Believer, here is a sorrowful truth! Thou art the beloved of the Lord, redeemed by blood, called by grace, preserved in Christ Jesus, accepted in the Beloved, on thy way to heaven, and yet, "thou hast dealt treacherously" with God, thy best friend; treacherously with Jesus, whose thou art; treacherously with the Holy Spirit, by whom thou hast been quickened unto life eternal! How treacherous you have been in the matter of vows and promises. Do you remember the love of your espousals, that happy time--the springtime of your spiritual life? Oh, how closely did you cling to your Master then! saying, "He shall never charge me with indifference; my feet shall never grow slow in the way of his service; I will not suffer my heart to wander after other loves; in him is every store of sweetness ineffable. I give all up for my Lord Jesus' sake." Has it been so? Alas! if conscience speak, it will say, "He who promised so well has performed most ill. Prayer has oftentimes been slurred--it has been short, but not sweet; brief, but not fervent. Communion with Christ has been forgotten. Instead of a heavenly mind, there have been carnal cares, worldly vanities and thoughts of evil. Instead of service, there has been disobedience; instead of fervency, lukewarmness; instead of patience, petulance; instead of faith, confidence in an arm of flesh; and as a soldier of the cross there has been cowardice, disobedience, and desertion, to a very shameful degree." "Thou hast dealt treacherously." Treachery to Jesus! what words shall be used in denouncing it?
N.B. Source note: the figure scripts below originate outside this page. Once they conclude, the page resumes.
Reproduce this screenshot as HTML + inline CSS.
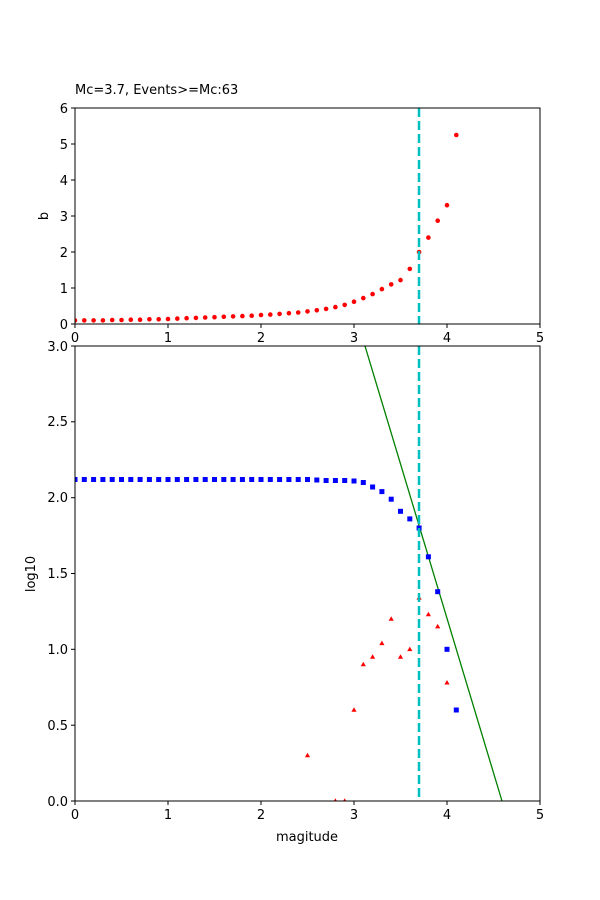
<!DOCTYPE html>
<html><head><meta charset="utf-8"><style>html,body{margin:0;padding:0;background:#fff}svg{display:block}text{font-family:"DejaVu Sans","Liberation Sans",sans-serif;font-size:13px;fill:#000}</style></head>
<body>
<svg width="600" height="900" viewBox="0 0 600 900" xmlns="http://www.w3.org/2000/svg">
<defs>
<marker id="dot" markerUnits="userSpaceOnUse" markerWidth="8" markerHeight="8" refX="4" refY="4" overflow="visible"><circle cx="4" cy="4" r="2.3" fill="#f00"/></marker>
<marker id="sq" markerUnits="userSpaceOnUse" markerWidth="8" markerHeight="8" refX="4" refY="4" overflow="visible"><rect x="1.5" y="1.5" width="5" height="5" fill="#00f"/></marker>
<marker id="tri" markerUnits="userSpaceOnUse" markerWidth="8" markerHeight="8" refX="4" refY="4" overflow="visible"><polygon points="4,1.3 6.6,5.8 1.4,5.8" fill="#f00"/></marker>
<clipPath id="c1"><rect x="75" y="108" width="465" height="216"/></clipPath>
<clipPath id="c2"><rect x="75" y="346" width="465" height="455"/></clipPath>
</defs>

<!-- top axes -->
<text x="75" y="94">Mc=3.7, Events&gt;=Mc:63</text>
<polyline fill="none" stroke="none" marker-start="url(#dot)" marker-mid="url(#dot)" marker-end="url(#dot)" clip-path="url(#c1)" points="75,320.4 84.3,320.4 93.6,320.4 102.9,320.4 112.2,320 121.5,320 130.8,319.7 140.1,319.7 149.4,319.3 158.7,319.3 168,319 177.3,318.6 186.6,318.2 195.9,317.9 205.2,317.5 214.5,317.2 223.8,316.8 233.1,316.4 242.4,316.1 251.7,315.7 261,315 270.3,314.6 279.6,313.9 288.9,313.2 298.2,312.5 307.5,311.4 316.8,310.3 326.1,308.9 335.4,307.1 344.7,304.9 354,301.7 363.3,298.1 372.6,294.1 381.9,289.1 391.2,284.4 400.5,280.1 409.8,268.9 419.1,252 428.4,237.6 437.7,220.7 447,205.2 456.3,135"/>
<line x1="419" y1="108" x2="419" y2="324" stroke="#00bfbf" stroke-width="2.5" stroke-dasharray="9,4"/>
<rect x="75" y="108" width="465" height="216" fill="none" stroke="#000" stroke-width="1"/>
<g stroke="#000">
<line x1="75" y1="324" x2="75" y2="328"/><line x1="168" y1="324" x2="168" y2="328"/><line x1="261" y1="324" x2="261" y2="328"/><line x1="354" y1="324" x2="354" y2="328"/><line x1="447" y1="324" x2="447" y2="328"/><line x1="540" y1="324" x2="540" y2="328"/>
<line x1="71" y1="324" x2="75" y2="324"/><line x1="71" y1="288" x2="75" y2="288"/><line x1="71" y1="252" x2="75" y2="252"/><line x1="71" y1="216" x2="75" y2="216"/><line x1="71" y1="180" x2="75" y2="180"/><line x1="71" y1="144" x2="75" y2="144"/><line x1="71" y1="108" x2="75" y2="108"/>
</g>
<g text-anchor="middle">
<text x="75" y="342">0</text><text x="168" y="342">1</text><text x="261" y="342">2</text><text x="354" y="342">3</text><text x="447" y="342">4</text><text x="540" y="342">5</text>
</g>
<g text-anchor="end">
<text x="68" y="329">0</text><text x="68" y="293">1</text><text x="68" y="257">2</text><text x="68" y="221">3</text><text x="68" y="185">4</text><text x="68" y="149">5</text><text x="68" y="113">6</text>
</g>
<text transform="translate(48,216) rotate(-90)" text-anchor="middle">b</text>

<!-- bottom axes -->
<g clip-path="url(#c2)">
<line x1="365" y1="346" x2="502" y2="801" stroke="#008000" stroke-width="1.3"/>
<polyline fill="none" stroke="none" marker-start="url(#sq)" marker-mid="url(#sq)" marker-end="url(#sq)" points="75,479.5 84.3,479.5 93.6,479.5 102.9,479.5 112.2,479.5 121.5,479.5 130.8,479.5 140.1,479.5 149.4,479.5 158.7,479.5 168,479.5 177.3,479.5 186.6,479.5 195.9,479.5 205.2,479.5 214.5,479.5 223.8,479.5 233.1,479.5 242.4,479.5 251.7,479.5 261,479.5 270.3,479.5 279.6,479.5 288.9,479.5 298.2,479.5 307.5,479.5 316.8,480 326.1,480.5 335.4,480.5 344.7,480.5 354,481 363.3,482.5 372.6,487 381.9,491.6 391.2,499.2 400.5,511.3 409.8,518.9 419.1,528 428.4,556.8 437.7,591.7 447,649.3 456.3,710"/>
<polyline fill="none" stroke="none" marker-start="url(#tri)" marker-mid="url(#tri)" marker-end="url(#tri)" points="307.5,755.5 335.4,801 344.7,801 354,710 363.3,664.5 372.6,657 381.9,643.3 391.2,619 400.5,657 409.8,649.3 419.1,597.8 428.4,614.4 437.7,626.6 447,682.7"/>
</g>
<line x1="419" y1="346" x2="419" y2="801" stroke="#00bfbf" stroke-width="2.5" stroke-dasharray="9,4"/>
<rect x="75" y="346" width="465" height="455" fill="none" stroke="#000" stroke-width="1"/>
<g stroke="#000">
<line x1="75" y1="801" x2="75" y2="805"/><line x1="168" y1="801" x2="168" y2="805"/><line x1="261" y1="801" x2="261" y2="805"/><line x1="354" y1="801" x2="354" y2="805"/><line x1="447" y1="801" x2="447" y2="805"/><line x1="540" y1="801" x2="540" y2="805"/>
<line x1="71" y1="801" x2="75" y2="801"/><line x1="71" y1="725.2" x2="75" y2="725.2"/><line x1="71" y1="649.3" x2="75" y2="649.3"/><line x1="71" y1="573.5" x2="75" y2="573.5"/><line x1="71" y1="497.7" x2="75" y2="497.7"/><line x1="71" y1="421.8" x2="75" y2="421.8"/><line x1="71" y1="346" x2="75" y2="346"/>
</g>
<g text-anchor="middle">
<text x="75" y="819">0</text><text x="168" y="819">1</text><text x="261" y="819">2</text><text x="354" y="819">3</text><text x="447" y="819">4</text><text x="540" y="819">5</text>
</g>
<g text-anchor="end">
<text x="68" y="806">0.0</text><text x="68" y="730">0.5</text><text x="68" y="654">1.0</text><text x="68" y="578">1.5</text><text x="68" y="502">2.0</text><text x="68" y="426">2.5</text><text x="68" y="351">3.0</text>
</g>
<text x="307" y="841" text-anchor="middle">magitude</text>
<text transform="translate(35,574) rotate(-90)" text-anchor="middle">log10</text>
</svg>
</body></html>
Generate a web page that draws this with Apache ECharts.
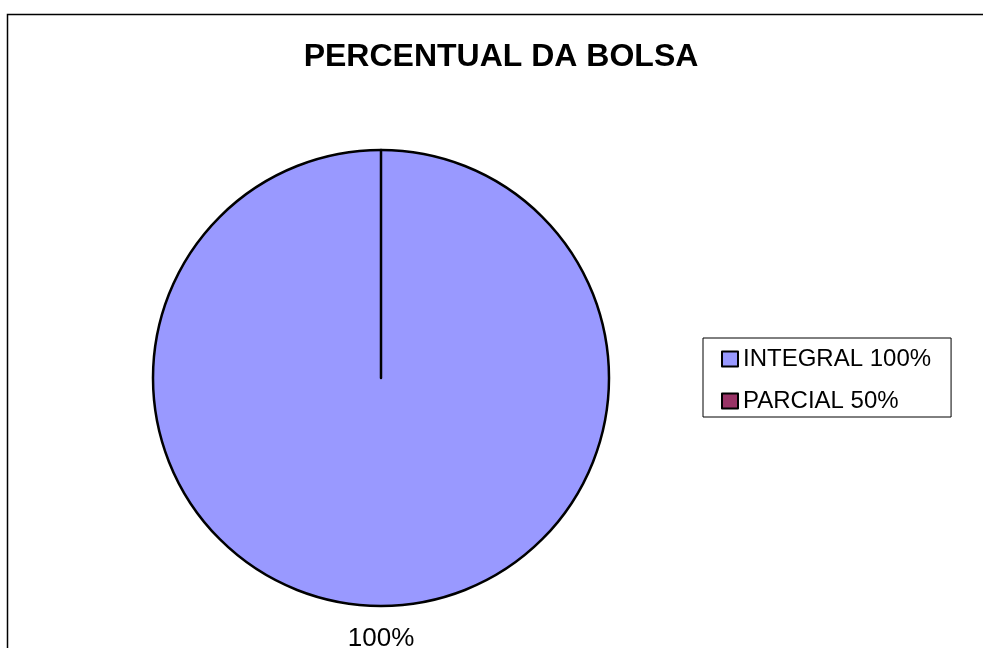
<!DOCTYPE html>
<html>
<head>
<meta charset="utf-8">
<script src="https://cdn.jsdelivr.net/npm/echarts@6/dist/echarts.min.js"></script>
<style>
  html, body { margin: 0; padding: 0; background: #fff; }
  #chart { width: 983px; height: 648px; }
</style>
</head>
<body>
<div id="chart"></div>
<script>
// Bolsa categories and their shares
const categories = ['INTEGRAL 100%', 'PARCIAL 50%'];
const values = [100, 0];
const colors = ['#9999FF', '#993366'];

const chart = echarts.init(document.getElementById('chart'), null, { renderer: 'canvas' });

const pieData = categories.map((name, i) => ({
  name: name,
  value: values[i],
  itemStyle: { color: colors[i] },
  label: { show: values[i] > 0 }
}));

chart.setOption({
  animation: false,
  backgroundColor: '#fff',
  title: {
    text: 'PERCENTUAL DA BOLSA',
    left: 496,
    top: 36,
    textAlign: 'center',
    textStyle: {
      fontFamily: 'Liberation Sans, Arial, sans-serif',
      fontWeight: 'bold',
      fontSize: 32,
      color: '#000'
    }
  },
  legend: {
    orient: 'vertical',
    left: 703,
    top: 338,
    padding: [9, 20, 4, 18],
    itemGap: 18,
    itemWidth: 16,
    itemHeight: 15,
    borderColor: '#000',
    borderWidth: 1,
    backgroundColor: '#fff',
    icon: 'rect',
    itemStyle: { borderColor: '#000', borderWidth: 2 },
    textStyle: {
      fontFamily: 'Liberation Sans, Arial, sans-serif',
      fontSize: 24,
      color: '#000',
      padding: [0, 0, 0, 0]
    },
    data: categories
  },
  graphic: [{
    type: 'rect',
    silent: true,
    shape: { x: 7.5, y: 14.5, width: 1000, height: 700 },
    style: { fill: 'none', stroke: '#000', lineWidth: 1.5 }
  }],
  series: [{
    type: 'pie',
    center: [381, 378],
    radius: 228,
    startAngle: 90,
    clockwise: true,
    minAngle: 0,
    avoidLabelOverlap: false,
    data: pieData,
    itemStyle: { borderColor: '#000', borderWidth: 2.5 },
    label: {
      position: 'outside',
      formatter: '{d}%',
      distanceToLabelLine: 0,
      fontFamily: 'Liberation Sans, Arial, sans-serif',
      fontSize: 26,
      color: '#000'
    },
    labelLine: { show: false, length: 33, length2: 0 },
    labelLayout: function () {
      return { align: 'center' };
    },
    emphasis: { disabled: true }
  }]
});
</script>
</body>
</html>
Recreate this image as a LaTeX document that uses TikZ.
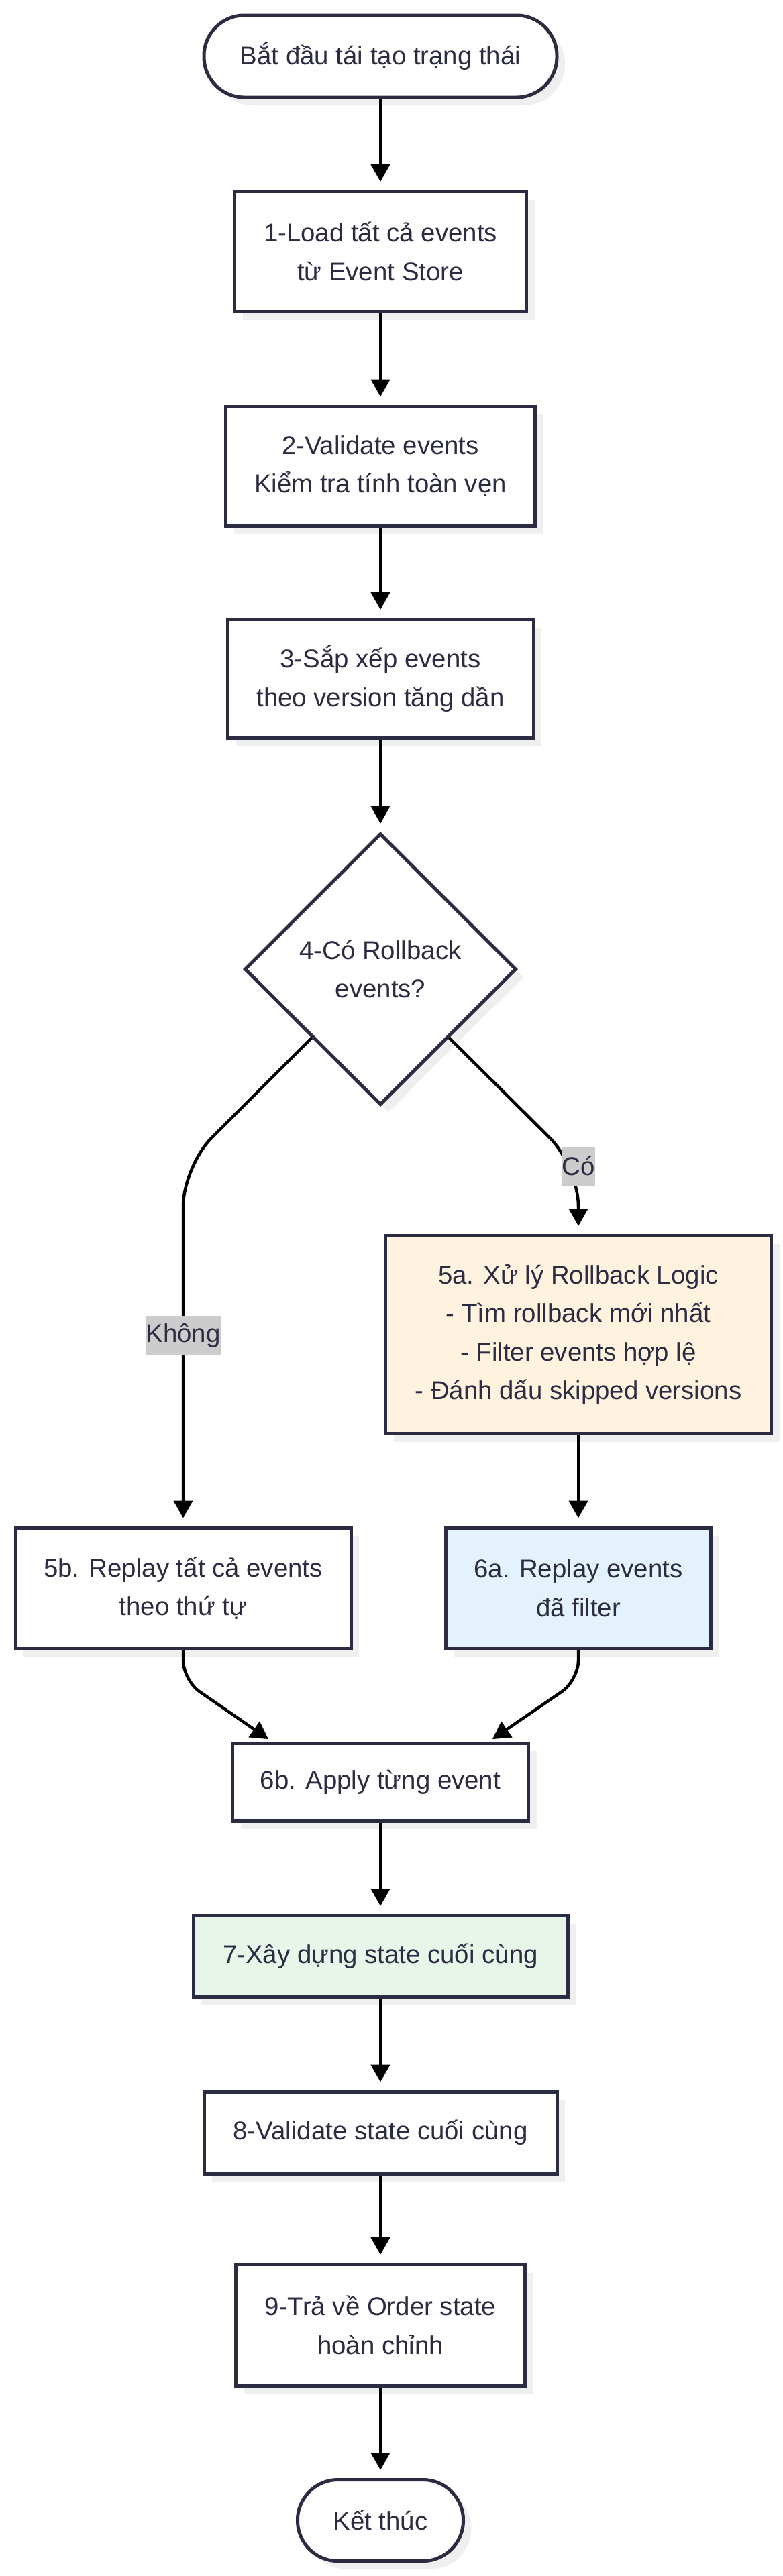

Words little avail: let our penitent thoughts execrate the sin which is so surely in us. Treacherous to thy wounds, O Jesus! Forgive us, and let us not sin again! How shameful to be treacherous to him who never forgets us, but who this day stands with our names engraven on his breastplate before the eternal throne.
This was a Spurgeon reading last week that has stuck with me. I will confess sometimes at night, I have to reread the devotional a couple times to grasp what is said if I am tired. But I am glad I took the time to digest this reading.
I long to have a fervency in my communion with Christ. Yet often, I am sluggish in my time with Him and am lukewarm. This advent season I want to be struck with the miracle of God Himself taking human form to give us eternal life. How amazing is that! And yet, I don't give it the reverence awe it deserves. It should draw me to communion with Christ. May I have a renewed love and passion for my Savior and pursuit of Him.